Ad oggi, in tutti i centri clinici coinvolti, sono stati arruolati 49 pazienti con epatocarcinoma primario. Di questi, al Pascale ne sono stati arruolati 15. Dei 49 pazienti, dopo tutti i vari step di verifica, 5 sono arrivati in fase di vaccinazione. Uno ha completato tutto il ciclo di vaccinazione ed ora è in follow up nell’Istituto oncologico di Anversa, in Belgio; tre pazienti finiranno la sperimentazione nelle prossime settimane al Negrar di Verona.

“Gli effetti collaterali osservati nei primi quattro pazienti – spiega Luigi Buonagurosono stati di minima entità, per cui il nostro nucleo di valutazione dei rischi ha dato il disco verde per continuare l’arruolamento. L’obiettivo del vaccino è avere una prima idea di efficacia, un ritardo della ricomparsa del tumore o, nella migliore delle ipotesi, l’assenza di ricomparsa del tumore”.

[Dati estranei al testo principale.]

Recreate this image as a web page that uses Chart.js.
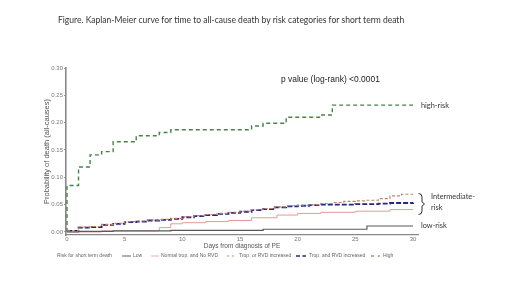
<!DOCTYPE html>
<html>
<head>
<meta charset="utf-8">
<script src="https://cdn.jsdelivr.net/npm/chart.js@4/dist/chart.umd.min.js"></script>
<style>
html,body{margin:0;padding:0;background:#fff;}
#wrap{width:520px;height:292px;position:relative;}
</style>
</head>
<body>
<div id="wrap"><canvas id="c" width="520" height="292"></canvas></div>
<script>
// ---- Data ----
const lowDays  = [0, 1, 4, 9, 17, 26, 30];
const lowProb  = [0, 0.001, 0.002, 0.003, 0.005, 0.011, 0.011];

const normDays = [0, 3, 8, 9, 10, 12, 14, 16, 18.2, 20, 22, 25, 28, 30];
const normProb = [0, 0.002, 0.008, 0.015, 0.017, 0.019, 0.021, 0.026, 0.031, 0.034, 0.036, 0.038, 0.041, 0.041];

const orDays   = [0, 1, 2, 3, 4, 5, 6, 7, 8, 9, 10, 11, 12, 13, 14, 15, 16, 17, 18, 19, 20, 21, 22, 23, 24, 25, 26, 27, 28, 29, 30];
const orProb   = [0.002, 0.009, 0.010, 0.014, 0.016, 0.019, 0.020, 0.022, 0.023, 0.025, 0.028, 0.030, 0.032, 0.034, 0.036, 0.038, 0.041, 0.043, 0.046, 0.048, 0.049, 0.050, 0.052, 0.054, 0.056, 0.057, 0.058, 0.061, 0.066, 0.069, 0.069];

const andDays  = [0, 1, 2, 3, 4, 5, 6, 7, 8, 9, 10, 11, 12, 13, 14, 15, 16, 17, 18, 19, 20, 21, 22, 23, 24, 25, 26, 27, 28, 29, 30];
const andProb  = [0.002, 0.008, 0.009, 0.013, 0.015, 0.018, 0.019, 0.021, 0.022, 0.024, 0.027, 0.029, 0.031, 0.033, 0.035, 0.037, 0.040, 0.042, 0.045, 0.047, 0.048, 0.049, 0.050, 0.050, 0.050, 0.051, 0.051, 0.052, 0.053, 0.053, 0.054];

const highDays = [0, 0, 1, 2, 3, 4, 6, 8, 9, 16, 17, 19, 22, 23, 30];
const highProb = [0, 0.085, 0.119, 0.141, 0.147, 0.165, 0.176, 0.182, 0.187, 0.194, 0.199, 0.210, 0.214, 0.232, 0.232];

const seriesNames = ['Low', 'Normal trop. and No RVD', 'Trop. or RVD increased', 'Trop. and RVD increased', 'High'];
const xTicks = [0, 5, 10, 15, 20, 25, 30];
const yTicks = [0, 0.05, 0.10, 0.15, 0.20, 0.25, 0.30];

const titleText = 'Figure. Kaplan-Meier curve for time to all-cause death by risk categories for short term death';
const pText = 'p value (log-rank) <0.0001';
const legendTitle = 'Risk for short term death';

function pts(xs, ys){ return xs.map((x,i)=>({x:x, y:ys[i]})); }

const styles = [
  {color:'#5a5a5a', width:1.2, dash:[]},
  {color:'#e39a9a', width:1, dash:[]},
  {color:'#c4826a', width:1.1, dash:[3,2]},
  {color:'#26267e', width:1.8, dash:[5,2]},
  {color:'#468446', width:1.4, dash:[4,3]}
];
const allData = [pts(lowDays,lowProb), pts(normDays,normProb), pts(orDays,orProb), pts(andDays,andProb), pts(highDays,highProb)];

const datasets = allData.map((d,i)=>({
  label: seriesNames[i],
  data: d,
  borderColor: styles[i].color,
  borderWidth: styles[i].width,
  borderDash: styles[i].dash,
  stepped: true,
  pointRadius: 0,
  fill: false,
  tension: 0
}));

function fitSize(ctx, text, family, width, weight){
  ctx.font = (weight||'') + ' 20px ' + family;
  return 20 * width / ctx.measureText(text).width;
}

const annot = {
  id: 'annot',
  afterDraw(chart){
    const ctx = chart.ctx;
    ctx.save();
    ctx.textBaseline = 'middle';
    ctx.textAlign = 'left';
    // title
    let s = fitSize(ctx, titleText, 'Lato', 347);
    ctx.font = s + 'px Lato'; ctx.fillStyle = '#333';
    ctx.fillText(titleText, 58, 20);
    // p value
    s = fitSize(ctx, pText, '"Liberation Sans"', 99);
    ctx.font = s + 'px "Liberation Sans"'; ctx.fillStyle = '#222';
    ctx.fillText(pText, 281, 80);
    // side labels
    ctx.fillStyle = '#333';
    s = fitSize(ctx, 'Intermediate-', 'Lato', 44);
    ctx.font = s + 'px Lato';
    ctx.fillText('high-risk', 421, 106);
    ctx.fillText('Intermediate-', 431, 197);
    ctx.fillText('risk', 431, 208);
    ctx.fillText('low-risk', 421, 226);
    // bracket
    ctx.strokeStyle = '#333'; ctx.lineWidth = 1;
    ctx.beginPath();
    ctx.moveTo(418.5, 193.5);
    ctx.quadraticCurveTo(422, 193.5, 422, 197);
    ctx.lineTo(422, 202);
    ctx.lineTo(424.5, 204);
    ctx.lineTo(422, 206);
    ctx.lineTo(422, 211);
    ctx.quadraticCurveTo(422, 214.5, 418.5, 214.5);
    ctx.stroke();
    // legend
    const ly = 256;
    s = fitSize(ctx, legendTitle, '"Liberation Sans"', 55);
    ctx.font = s + 'px "Liberation Sans"'; ctx.fillStyle = '#666';
    ctx.fillText(legendTitle, 57, ly);
    const lx = [[122,131,133],[151,159,161],[227,236,239],[296,306,309],[371,380,383]];
    chart.data.datasets.forEach((ds,i)=>{
      ctx.beginPath();
      ctx.setLineDash(ds.borderDash.length ? [ds.borderDash[0]*0.8, ds.borderDash[1]*1.2] : []);
      ctx.strokeStyle = ds.borderColor;
      ctx.lineWidth = Math.max(0.8, ds.borderWidth*0.8);
      ctx.moveTo(lx[i][0], ly); ctx.lineTo(lx[i][1], ly); ctx.stroke();
      ctx.setLineDash([]);
      ctx.fillStyle = '#666';
      ctx.fillText(ds.label, lx[i][2], ly);
    });
    ctx.restore();
  }
};

new Chart(document.getElementById('c'), {
  type: 'line',
  data: { datasets },
  plugins: [annot],
  options: {
    responsive: false,
    animation: false,
    events: [],
    layout: { padding: { left: 42, right: 102, top: 68, bottom: 42 } },
    plugins: { legend: { display: false }, tooltip: { enabled: false }, title: { display: false } },
    scales: {
      x: {
        type: 'linear',
        min: -0.087, max: 30.43,
        afterBuildTicks: (sc) => { sc.ticks = xTicks.map(v=>({value:v})); },
        afterFit: (sc) => { sc.height = 15; },
        grid: { display: true, drawOnChartArea: false, drawTicks: false, color: '#999' },
        border: { display: true, color: '#888', width: 1.2 },
        ticks: { padding: 1, color: '#777', font: { size: 6, family: '"Liberation Sans"' }, maxRotation: 0, autoSkip: false,
                 callback: (v) => String(v) },
        title: { display: true, text: 'Days from diagnosis of PE', color: '#555', font: { size: 6.5, family: '"Liberation Sans"' }, padding: 0 }
      },
      y: {
        type: 'linear',
        min: -0.0055, max: 0.30,
        afterBuildTicks: (sc) => { sc.ticks = yTicks.map(v=>({value:v})); },
        afterFit: (sc) => { sc.width = 24; },
        grid: { display: true, drawOnChartArea: false, drawTicks: true, tickLength: 2, color: '#999' },
        border: { display: true, color: '#888', width: 1.6 },
        ticks: { padding: 1, color: '#777', font: { size: 6, family: '"Liberation Sans"' }, autoSkip: false,
                 callback: (v) => v.toFixed(2) },
        title: { display: true, text: 'Probability of death (all-causes)', color: '#555', font: { size: 7.5, family: '"Liberation Sans"' }, padding: 0 }
      }
    }
  }
});
</script>
</body>
</html>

Durante i primi cinque anni del progetto finanziato con fondi dell’Unione europea, i ricercatori hanno identificato gli antigeni dell’epatocarcinoma, cioè le proteine presenti in grandi quantità solo sulle cellule tumorali.

Tali antigeni sono totalmente nuovi e specifici per il tumore del fegato, infatti non si trovano sulle cellule sane del fegato, né in altri organi. Questi antigeni sono stati utilizzati per preparare il vaccino Hepavac.
“A questo vaccino il team internazionale di ricercatori coordinati da Luigi Buonaguro sta lavorando dal 2013

– chiosa il direttore generale del Pascale, Attilio Bianchi e senza indurre facili entusiasmi, siamo fiduciosi che se i risultati saranno quelli auspicati, Hepavac sarà il primo vaccino al mondo per il tumore epatico candidato alla successiva sperimentazione su vasta scala per testarne in maniera definitiva l’efficacia e fornire uno strumento terapeutico per i pazienti affetti da un tumore così letale”.

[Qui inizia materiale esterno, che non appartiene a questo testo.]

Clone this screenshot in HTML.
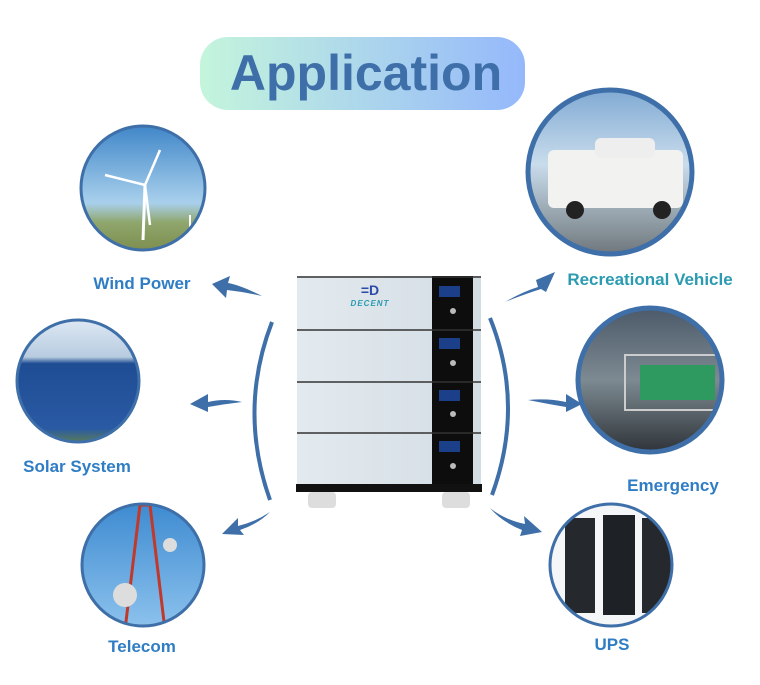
<!DOCTYPE html>
<html><head><style>
body{margin:0;background:#fff;width:760px;height:680px;overflow:hidden;font-family:"Liberation Sans",sans-serif}
</style></head><body>
<svg width="760" height="680" viewBox="0 0 760 680" xmlns="http://www.w3.org/2000/svg">
<defs>
<linearGradient id="tg" x1="0" x2="1"><stop offset="0" stop-color="#c4f5dc"/><stop offset="1" stop-color="#95b8fb"/></linearGradient>
<linearGradient id="sky" x1="0" y1="0" x2="0" y2="1"><stop offset="0" stop-color="#3f86c8"/><stop offset="0.6" stop-color="#a9d0ec"/><stop offset="0.75" stop-color="#8fa66c"/><stop offset="1" stop-color="#7a8a4a"/></linearGradient>
<linearGradient id="sol" x1="0" y1="0" x2="0" y2="1"><stop offset="0" stop-color="#dfe9f4"/><stop offset="0.3" stop-color="#b8cce0"/><stop offset="0.35" stop-color="#1f4d94"/><stop offset="0.85" stop-color="#2a5aa4"/><stop offset="1" stop-color="#6c8a3c"/></linearGradient>
<linearGradient id="tel" x1="0" y1="0" x2="0" y2="1"><stop offset="0" stop-color="#3d8ad0"/><stop offset="1" stop-color="#8fc4ee"/></linearGradient>
<linearGradient id="rv" x1="0" y1="0" x2="0" y2="1"><stop offset="0" stop-color="#7fa9d3"/><stop offset="0.45" stop-color="#c9dcec"/><stop offset="0.8" stop-color="#8e9aa2"/><stop offset="1" stop-color="#6b7278"/></linearGradient>
<linearGradient id="em" x1="0" y1="0" x2="0" y2="1"><stop offset="0" stop-color="#4a5868"/><stop offset="0.5" stop-color="#7d8a92"/><stop offset="1" stop-color="#2b3035"/></linearGradient>
<linearGradient id="bat" x1="0" x2="1"><stop offset="0" stop-color="#e3eaef"/><stop offset="1" stop-color="#d3dde4"/></linearGradient>
<clipPath id="c1"><circle cx="143" cy="188" r="62"/></clipPath>
<clipPath id="c2"><circle cx="78" cy="381" r="61"/></clipPath>
<clipPath id="c3"><circle cx="143" cy="565" r="61"/></clipPath>
<clipPath id="c4"><circle cx="610" cy="172" r="81"/></clipPath>
<clipPath id="c5"><circle cx="650" cy="380" r="71"/></clipPath>
<clipPath id="c6"><circle cx="611" cy="565" r="61"/></clipPath>
</defs>

<rect x="200" y="37" width="325" height="73" rx="28" fill="url(#tg)"/>
<text x="366" y="90" text-anchor="middle" font-size="50" font-weight="bold" fill="#3e6fa8">Application</text>

<!-- wind -->
<g clip-path="url(#c1)"><rect x="80" y="125" width="130" height="130" fill="url(#sky)"/>
<line x1="143" y1="240" x2="145" y2="185" stroke="#fff" stroke-width="3"/>
<line x1="145" y1="185" x2="160" y2="150" stroke="#fff" stroke-width="2.5"/>
<line x1="145" y1="185" x2="105" y2="175" stroke="#fff" stroke-width="2.5"/>
<line x1="145" y1="185" x2="150" y2="225" stroke="#fff" stroke-width="2.5"/>
<line x1="190" y1="240" x2="190" y2="215" stroke="#fff" stroke-width="2"/></g>
<circle cx="143" cy="188" r="62" fill="none" stroke="#3e6fa8" stroke-width="3"/>

<!-- solar -->
<g clip-path="url(#c2)"><rect x="15" y="318" width="130" height="130" fill="url(#sol)"/></g>
<circle cx="78" cy="381" r="61" fill="none" stroke="#3e6fa8" stroke-width="3"/>

<!-- telecom -->
<g clip-path="url(#c3)"><rect x="80" y="502" width="130" height="130" fill="url(#tel)"/>
<polygon points="140,505 150,505 165,630 125,630" fill="none" stroke="#c0392b" stroke-width="3"/>
<circle cx="125" cy="595" r="12" fill="#ddd"/><circle cx="170" cy="545" r="7" fill="#ddd"/></g>
<circle cx="143" cy="565" r="61" fill="none" stroke="#3e6fa8" stroke-width="3"/>

<!-- RV -->
<g clip-path="url(#c4)"><rect x="525" y="88" width="170" height="170" fill="url(#rv)"/>
<rect x="548" y="150" width="135" height="58" rx="6" fill="#f2f2f0"/>
<rect x="595" y="138" width="60" height="20" rx="6" fill="#eee"/>
<circle cx="575" cy="210" r="9" fill="#222"/><circle cx="662" cy="210" r="9" fill="#222"/></g>
<circle cx="610" cy="172" r="82" fill="none" stroke="#3e6fa8" stroke-width="5"/>

<!-- emergency -->
<g clip-path="url(#c5)"><rect x="575" y="305" width="150" height="150" fill="url(#em)"/>
<rect x="640" y="365" width="75" height="35" fill="#2e9a60"/>
<rect x="625" y="355" width="100" height="55" fill="none" stroke="#ccc" stroke-width="2"/></g>
<circle cx="650" cy="380" r="72" fill="none" stroke="#3e6fa8" stroke-width="5"/>

<!-- UPS -->
<g clip-path="url(#c6)"><rect x="548" y="502" width="130" height="130" fill="#f4f6f8"/>
<rect x="565" y="518" width="30" height="95" fill="#25282c"/>
<rect x="603" y="515" width="32" height="100" fill="#1e2125"/>
<rect x="642" y="518" width="30" height="95" fill="#25282c"/></g>
<circle cx="611" cy="565" r="61" fill="none" stroke="#3e6fa8" stroke-width="3"/>

<!-- labels -->
<g font-size="17" font-weight="bold" fill="#2f7dc4" text-anchor="middle">
<text x="142" y="289">Wind Power</text>
<text x="77" y="472">Solar System</text>
<text x="142" y="652">Telecom</text>
<text x="650" y="285" fill="#2a9bb0">Recreational Vehicle</text>
<text x="673" y="491">Emergency</text>
<text x="612" y="650">UPS</text>
</g>

<!-- arcs -->
<path d="M272 322 Q238 410 270 500" fill="none" stroke="#3e6fa8" stroke-width="4"/>
<path d="M490 318 Q525 405 492 495" fill="none" stroke="#3e6fa8" stroke-width="4"/>
<g fill="#3e6fa8">
<path d="M262 296 Q240 285 228 283 L230 276 L212 284 L226 298 L227 290 Q245 292 262 296Z"/>
<path d="M242 402 Q225 398 208 402 L208 394 L190 404 L208 412 L208 407 Q225 404 242 402Z"/>
<path d="M270 512 Q255 522 238 526 L238 518 L222 534 L244 535 L240 530 Q258 524 270 512Z"/>
<path d="M505 302 Q522 292 538 287 L536 280 L555 272 L546 292 L541 289 Q525 294 505 302Z"/>
<path d="M528 400 Q548 398 566 402 L566 394 L582 404 L566 412 L566 407 Q548 404 528 400Z"/>
<path d="M490 508 Q505 520 525 524 L524 516 L542 532 L520 536 L522 530 Q502 522 490 508Z"/>
</g>

<!-- battery -->
<g>
<rect x="297" y="276" width="184" height="210" fill="url(#bat)"/>
<rect x="432" y="276" width="41" height="210" fill="#0d0d0d"/>
<g stroke="#333" stroke-width="1.5"><line x1="297" y1="277" x2="481" y2="277"/><line x1="297" y1="330" x2="481" y2="330"/><line x1="297" y1="382" x2="481" y2="382"/><line x1="297" y1="433" x2="481" y2="433"/></g>
<rect x="296" y="484" width="186" height="8" fill="#111"/>
<g fill="#1c3f8a"><rect x="439" y="286" width="21" height="11"/><rect x="439" y="338" width="21" height="11"/><rect x="439" y="390" width="21" height="11"/><rect x="439" y="441" width="21" height="11"/></g>
<g fill="#bbb"><circle cx="453" cy="311" r="3"/><circle cx="453" cy="363" r="3"/><circle cx="453" cy="414" r="3"/><circle cx="453" cy="466" r="3"/></g>
<rect x="308" y="492" width="28" height="16" rx="4" fill="#ddd"/><rect x="442" y="492" width="28" height="16" rx="4" fill="#ddd"/>
<text x="370" y="295" text-anchor="middle" font-size="14" font-weight="bold" fill="#2c4aa8">=D</text>
<text x="370" y="306" text-anchor="middle" font-size="8" font-style="italic" font-weight="bold" fill="#2a9bb0" letter-spacing="1">DECENT</text>
</g>
</svg>
</body></html>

Il tumore del fegato rappresenta, infatti, la terza causa di morte per cancro nel mondo e le opzioni terapeutiche attualmente a disposizione sono molto limitate con una sopravvivenza media del 20 per cento.

Cancro della mammella

E il Pascale è in prima fila anche sul fronte della sperimentazione di un vaccino contro un cancro della mammella refrattario alle cure. La somministrazione iniziata nel 2018 e in questo caso la struttura partenopea sarà l’unica in Italia a testare la terapia. La novità è stata presentata al congresso Asco (American society of Clinical oncology) di Chicago, tempio mondiale della ricerca clinica oncologica. I risultati, discussi tra gli altri da Michelino De Laurentiis primario di oncologia medica dell’Istituto Nazionale dei Tumori di Napoli, hanno rappresentato la base per il lancio di questo studio clinico mondiale di fase III, (quindi uno studio di fase avanzata) e in grado di fornire risultati definitivi.

“Lo studio, altamente innovativo – dice De Laurentiisprevede la somministrazione del vaccino anti Globo H-KLH come terapia adiuvante (cioè subito dopo l’intervento chirurgico al seno) in donne con tumore triplo-negativo con lo scopo di aumentare i tassi di guarigione di questo sottotipo di tumore mammario ad alta aggressività”.

De Laurentiis ha già ottenuto di affiancare alla sperimentazione principale ulteriori studi di combinazione del vaccino con farmaci inibitori dei checkpoint immunologici su pazienti in fase metastatica.

Il Pascale dunque conferma di essere uno dei centri mondiali col maggior numero di trattamenti innovativi per il tumore della mammella. “I farmaci immunoterapici attuali, cosi detti inibitori dei checkpoint immunologici, – conclude de Laurentiis – agiscono sostanzialmente rimuovendo il freno immunologico che il tumore tiene premuto per evitare di essere attaccato dal sistema immunitario. Ne consegue un’attivazione generica del sistema immunitario che ha il potenziale negativo di scatenare patologie autoimmunitarie nell’organismo. Inoltre, questa risposta immunitaria, proprio perché in qualche modo generica, non è sempre efficace contro il tumore. Questo è forse uno dei motivi per cui l’immunoterapia ha avuto, per ora, successi limitati nelle forme tumorali meno immunogene, come il tumore della mammella. I vaccini terapeutici, invece, mirano a scatenare una risposta immunitaria altamente specifica contro il tumore, in teoria potenzialmente più efficace e con meno effetti collaterali”.